How Ionization Smoke Detectors Work
Ionization detectors contain a small amount of americium-241, a radioactive material that ionizes the air between two electrically charged plates inside the sensor chamber. This creates a small, continuous electrical current between the plates. When smoke particles enter the chamber, they attach to the ionized air molecules and disrupt the current flow. The detector interprets this disruption as smoke and triggers the alarm.
Ionization sensors are particularly sensitive to the tiny combustion particles produced by fast, flaming fires — the kind generated by burning paper, wood, or fabric with visible flames. In laboratory tests, ionization alarms respond to this type of fire on average 30–90 seconds faster than photoelectric alarms.
The trade-off: ionization detectors are more prone to false alarms from cooking. The tiny particles produced by toasting bread or searing meat are similar enough to combustion particles that the sensor cannot distinguish them from a real fire. This nuisance alarm problem is the most common reason residents disable or remove smoke detectors — a serious safety risk.
How Photoelectric Smoke Detectors Work
Photoelectric detectors use a light source (typically an LED) and a light sensor positioned at a 90-degree angle inside a sensing chamber. In clean air, the light beam passes straight through without reaching the sensor. When larger smoke particles enter the chamber — the kind produced by smoldering, slow-burning fires — they scatter the light beam, redirecting some light onto the sensor. The detector triggers when enough scattered light reaches the sensor.
Photoelectric sensors respond faster to smoldering fires — the type that begins with a heat source against upholstery, bedding, or insulation before breaking into open flame. Research by the National Institute of Standards and Technology (NIST) found that smoldering fires produce significantly longer warning times with photoelectric detectors, sometimes providing 20–50 additional minutes of warning before flashover.

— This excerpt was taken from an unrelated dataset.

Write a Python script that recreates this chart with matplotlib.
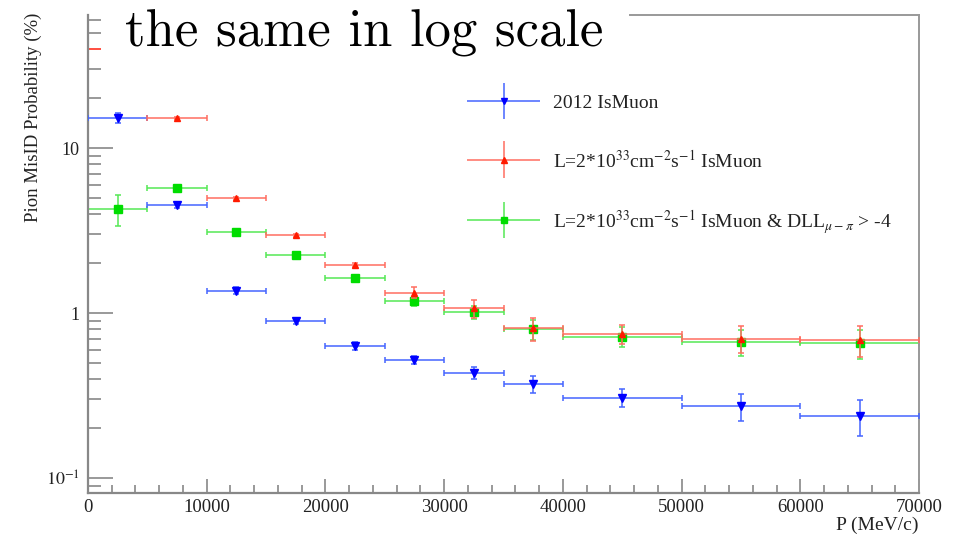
#!/usr/bin/env python3
"""
Pion misID probability vs momentum, log scale
"""
import numpy as np
import matplotlib
matplotlib.use("Agg")
import matplotlib.pyplot as plt
from matplotlib.lines import Line2D
from matplotlib.container import ErrorbarContainer
from matplotlib.legend_handler import HandlerErrorbar
from matplotlib.ticker import (FixedLocator, FixedFormatter, LogLocator,
                               NullFormatter, MultipleLocator)

plt.rcParams['font.family'] = ['Liberation Serif', 'DejaVu Serif']
plt.rcParams['mathtext.fontset'] = 'stix'

#--------------------------------------
# Data
#--------------------------------------
# momentum bins (MeV/c)
bin_edges = [0, 5000, 10000, 15000, 20000, 25000, 30000, 35000,
             40000, 50000, 60000, 70000]

# misID probability (%) per bin
misid_2012 = [15.2, 4.50, 1.37, 0.90, 0.634, 0.52, 0.436, 0.373, 0.308, 0.272, 0.239]
err_2012   = [1.0, 0.15, 0.06, 0.04, 0.035, 0.03, 0.035, 0.045, 0.04, 0.05, 0.06]

misid_lumi = [np.nan, 15.2, 4.95, 2.97, 1.95, 1.33, 1.07, 0.81, 0.75, 0.70, 0.69]
err_lumi   = [np.nan, 0.3, 0.1, 0.06, 0.05, 0.1, 0.13, 0.13, 0.1, 0.13, 0.15]

misid_dll = [4.30, 5.69, 3.11, 2.25, 1.64, 1.18, 1.01, 0.80, 0.72, 0.67, 0.66]
err_dll   = [0.93, 0.2, 0.1, 0.08, 0.06, 0.07, 0.09, 0.11, 0.1, 0.12, 0.13]

labels = ['2012 IsMuon',
          r'L=2*10$^{33}$cm$^{-2}$s$^{-1}$ IsMuon',
          r'L=2*10$^{33}$cm$^{-2}$s$^{-1}$ IsMuon & DLL$_{\mu-\pi}$ > -4']

edges = np.array(bin_edges, dtype=float)
centers = 0.5 * (edges[1:] + edges[:-1])
half_w = 0.5 * (edges[1:] - edges[:-1])


class CrossHandler(HandlerErrorbar):
    """Errorbar legend entry drawn as a plain cross, no caps"""
    def create_artists(self, *args, **kwargs):
        artists = super().create_artists(*args, **kwargs)
        for a in artists:
            if isinstance(a, Line2D) and a.get_marker() in ('|', '_'):
                a.set_visible(False)
        return artists


#--------------------------------------
# Plot
#--------------------------------------
fig = plt.figure(figsize=(9.59, 5.35), dpi=100)
ax = fig.add_axes([88/959, 1 - 493/535, (919 - 88)/959, (493 - 15)/535])

style = dict(linestyle='none', capsize=2, capthick=1.1, elinewidth=1.1)
eb_dll = ax.errorbar(centers, misid_dll, xerr=half_w, yerr=err_dll, fmt='s',
                     ms=5.5, color='#00dd00', ecolor='#55e855', zorder=2, **style)
eb_2012 = ax.errorbar(centers, misid_2012, xerr=half_w, yerr=err_2012, fmt='v',
                      ms=6, color='#0000ff', ecolor='#4565ff', zorder=3, **style)
eb_lumi = ax.errorbar(centers, misid_lumi, xerr=half_w, yerr=err_lumi, fmt='^',
                      ms=5, color='#ff1a00', ecolor='#ff6e60', zorder=4, **style)

# axes
ax.set_xlim(bin_edges[0], bin_edges[-1])
ax.set_yscale('log')
ax.set_ylim(0.0813, 64)

ax.xaxis.set_major_locator(MultipleLocator(10000))
ax.xaxis.set_minor_locator(MultipleLocator(2000))
ax.yaxis.set_major_locator(FixedLocator([0.1, 1, 10]))
ax.yaxis.set_major_formatter(FixedFormatter([r'$10^{-1}$', '1', '10']))
ax.yaxis.set_minor_locator(LogLocator(subs=np.arange(2, 10)))
ax.yaxis.set_minor_formatter(NullFormatter())

ax.tick_params(axis='both', which='both', direction='in', color='#888888',
               width=1.2, labelcolor='#222222')
ax.tick_params(axis='y', which='major', length=18, pad=6, labelsize=13)
ax.tick_params(axis='y', which='minor', length=9.5)
ax.tick_params(axis='x', which='major', length=10, pad=4, labelsize=13.5)
ax.tick_params(axis='x', which='minor', length=5.5)

for side in ['left', 'bottom']:
    ax.spines[side].set_color('#888888')
    ax.spines[side].set_linewidth(1.6)
for side in ['top', 'right']:
    ax.spines[side].set_color('#999999')
    ax.spines[side].set_linewidth(1.4)

ax.set_ylabel('Pion MisID Probability (%)', fontsize=13.5, color='#222222',
              va='center')
ax.yaxis.set_label_coords(-0.066, 0.785)
ax.set_xlabel('P (MeV/c)', fontsize=14, color='#222222', ha='right', va='center')
ax.xaxis.set_label_coords(1.0, -0.067)

# legend
leg = ax.legend([eb_2012, eb_lumi, eb_dll], labels,
                handler_map={ErrorbarContainer: CrossHandler(xerr_size=1.88, yerr_size=0.93)},
                loc='upper left', bbox_to_anchor=(467/959, 1 - 93/535),
                bbox_transform=fig.transFigure, frameon=False, borderpad=0,
                borderaxespad=0, handlelength=3.76, handleheight=1.0,
                handletextpad=0.67, labelspacing=1.9, fontsize=14,
                markerscale=0.8)
for t in leg.get_texts():
    t.set_color('#222222')

# slide title
title = fig.text(125/959, 1 - 47/535, 'the same in log scale', fontsize=38,
                 family='cmr10', va='baseline', ha='left', color='black')

fig.canvas.draw()

# red minor tick at 40 (tick lines are drawn as markers)
for tick in ax.yaxis.get_minor_ticks():
    if np.isclose(tick.get_loc(), 40):
        tick.tick1line.set_markeredgecolor('#ff3020')

# top frame stops short of the title
bb = title.get_window_extent()
x0 = ax.transData.inverted().transform((bb.x1 + 27, 0))[0]
ax.spines['top'].set_bounds(x0, bin_edges[-1])

fig.savefig('out.png', dpi=100)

Photoelectric detectors are also less sensitive to cooking aerosols, making them a better choice for placement near kitchens. They are the recommended type for bedroom installation, where smoldering fire risks (electrical faults, overheated electronics, smoking in bed) are highest.
Which Type Is Right for Your Apartment?
Fire safety organizations including the NFPA and the International Association of Fire Chiefs recommend installing both types of smoke detectors — or dual-sensor models that combine both technologies — for the most comprehensive protection. No single sensor type is universally superior across all fire scenarios.
For apartment renters, the practical guidance: use photoelectric detectors in or near bedrooms and kitchens, where slow-smoldering fires and cooking nuisance alarms are the primary concerns. Ionization detectors or dual-sensor models are appropriate in living rooms and hallways where fast-flaming fires from candles, fireplaces, or electrical outlets are the primary risk.
Dual-sensor combination detectors include both ionization and photoelectric sensors in a single unit, providing response to both fire types without requiring two separate devices. These are the recommended choice when you want a single device that handles all scenarios. When evaluating combination models, verify that both the smoke sensor and any CO sensor in the unit carry separate UL certifications (UL 217 for smoke, UL 2034 for CO).